• GIVEN INSTRUCTION: Write out, word for word, the first line of the data below and every line after it through the one containing "sie ist gleich".

• SUPPLIED INFORMATION:
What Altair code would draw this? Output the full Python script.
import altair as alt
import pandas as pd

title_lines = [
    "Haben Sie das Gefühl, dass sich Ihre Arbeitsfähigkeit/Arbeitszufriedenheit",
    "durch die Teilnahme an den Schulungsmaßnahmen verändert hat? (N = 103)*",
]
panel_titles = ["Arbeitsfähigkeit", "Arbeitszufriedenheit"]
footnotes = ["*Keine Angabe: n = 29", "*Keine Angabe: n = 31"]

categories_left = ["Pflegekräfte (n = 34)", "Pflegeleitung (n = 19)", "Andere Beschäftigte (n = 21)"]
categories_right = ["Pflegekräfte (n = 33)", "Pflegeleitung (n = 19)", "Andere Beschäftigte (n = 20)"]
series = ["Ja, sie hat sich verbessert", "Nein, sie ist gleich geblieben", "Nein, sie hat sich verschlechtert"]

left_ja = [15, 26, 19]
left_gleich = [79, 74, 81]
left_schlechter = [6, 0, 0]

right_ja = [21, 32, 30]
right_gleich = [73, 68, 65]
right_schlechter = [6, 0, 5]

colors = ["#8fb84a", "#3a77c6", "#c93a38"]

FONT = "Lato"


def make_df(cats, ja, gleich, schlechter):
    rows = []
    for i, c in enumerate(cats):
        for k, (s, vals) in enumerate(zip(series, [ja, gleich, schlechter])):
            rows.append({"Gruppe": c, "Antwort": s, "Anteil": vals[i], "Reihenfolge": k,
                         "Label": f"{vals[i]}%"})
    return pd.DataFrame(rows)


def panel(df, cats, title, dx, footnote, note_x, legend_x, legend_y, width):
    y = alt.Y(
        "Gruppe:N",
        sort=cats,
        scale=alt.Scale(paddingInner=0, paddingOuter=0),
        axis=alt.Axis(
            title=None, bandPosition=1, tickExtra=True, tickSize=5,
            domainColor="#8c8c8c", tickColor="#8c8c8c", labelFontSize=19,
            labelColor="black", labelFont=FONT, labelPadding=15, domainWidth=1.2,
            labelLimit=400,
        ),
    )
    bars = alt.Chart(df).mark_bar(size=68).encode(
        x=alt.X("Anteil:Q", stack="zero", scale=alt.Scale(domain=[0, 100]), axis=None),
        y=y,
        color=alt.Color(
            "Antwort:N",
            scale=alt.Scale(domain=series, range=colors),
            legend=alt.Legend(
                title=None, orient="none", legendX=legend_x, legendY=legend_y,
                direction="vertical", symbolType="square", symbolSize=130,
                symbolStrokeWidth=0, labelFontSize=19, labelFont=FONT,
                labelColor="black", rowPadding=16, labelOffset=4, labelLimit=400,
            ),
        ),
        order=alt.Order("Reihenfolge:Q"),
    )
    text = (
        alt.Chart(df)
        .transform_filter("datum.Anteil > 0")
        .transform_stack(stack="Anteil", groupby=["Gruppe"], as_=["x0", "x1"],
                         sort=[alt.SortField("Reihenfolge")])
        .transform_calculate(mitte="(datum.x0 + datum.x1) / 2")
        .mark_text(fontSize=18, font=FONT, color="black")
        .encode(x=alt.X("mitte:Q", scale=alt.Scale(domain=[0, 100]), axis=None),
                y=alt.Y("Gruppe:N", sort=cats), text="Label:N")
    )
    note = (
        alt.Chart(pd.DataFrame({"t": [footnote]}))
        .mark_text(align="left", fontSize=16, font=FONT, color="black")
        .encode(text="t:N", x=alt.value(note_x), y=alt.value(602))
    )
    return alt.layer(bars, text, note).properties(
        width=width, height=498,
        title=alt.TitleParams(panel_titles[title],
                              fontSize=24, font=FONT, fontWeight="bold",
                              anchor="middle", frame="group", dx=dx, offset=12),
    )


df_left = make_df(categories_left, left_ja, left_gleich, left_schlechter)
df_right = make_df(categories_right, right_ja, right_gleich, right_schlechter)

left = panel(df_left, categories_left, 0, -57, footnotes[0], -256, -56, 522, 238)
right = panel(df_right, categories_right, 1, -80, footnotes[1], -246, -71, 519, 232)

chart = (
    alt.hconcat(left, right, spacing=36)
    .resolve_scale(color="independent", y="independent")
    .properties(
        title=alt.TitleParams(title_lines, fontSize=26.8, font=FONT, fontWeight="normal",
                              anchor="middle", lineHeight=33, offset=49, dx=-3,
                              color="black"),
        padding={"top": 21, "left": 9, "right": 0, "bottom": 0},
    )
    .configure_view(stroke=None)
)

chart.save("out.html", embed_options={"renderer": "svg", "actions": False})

• REPLY:
What Altair code would draw this? Output the full Python script.
import altair as alt
import pandas as pd

title_lines = [
    "Haben Sie das Gefühl, dass sich Ihre Arbeitsfähigkeit/Arbeitszufriedenheit",
    "durch die Teilnahme an den Schulungsmaßnahmen verändert hat? (N = 103)*",
]
panel_titles = ["Arbeitsfähigkeit", "Arbeitszufriedenheit"]
footnotes = ["*Keine Angabe: n = 29", "*Keine Angabe: n = 31"]

categories_left = ["Pflegekräfte (n = 34)", "Pflegeleitung (n = 19)", "Andere Beschäftigte (n = 21)"]
categories_right = ["Pflegekräfte (n = 33)", "Pflegeleitung (n = 19)", "Andere Beschäftigte (n = 20)"]
series = ["Ja, sie hat sich verbessert", "Nein, sie ist gleich geblieben", "Nein, sie hat sich verschlechtert"]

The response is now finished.